Afrographics: Visual Cultures of Black Modernism (MSA Columbus)
Afrographics: Visual Cultures of Black Modernism (MSA Columbus)
CFP, 2018 Modernist Studies Association conference (“Graphic Modernisms”)
Panel proposal for MSA Columbus, November 8-11 2018
Visual culture played a central role in black modernist literary production and in the construction of blackness in modernist literature more broadly. Instances of this role are many: the drawings that framed the publication Fire!, Aaron Douglas’s stunning WPA murals, Carl Van Vechten’s portraits of young Harlem writers, the optical literary form that structures Ralph Ellison’s Invisible Man, Frantz Fanon’s visual description of “the fact of blackness,” and primitivist depictions of blackness in modernist art.
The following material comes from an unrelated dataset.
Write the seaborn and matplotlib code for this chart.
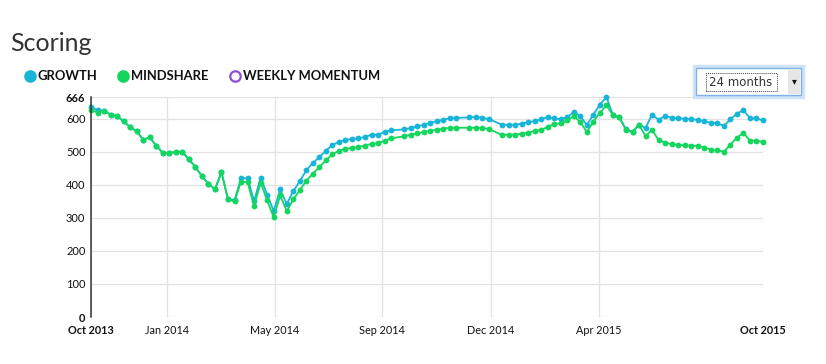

Across all of these instances, the visual and literary feature what Miriam Thaggert refers to as “a dynamic present within early black modernism that is characterized by a heightened attention to and experimentation with visual and verbal techniques for narrating and representing blackness” (Images of Black Modernism 3). Our panel seeks to explore how this dynamic remains central to studies of the New Negro or Harlem Renaissance. We invite paper proposals that address the imbrications of visual and literary cultures of the Harlem Renaissance, broadly conceived.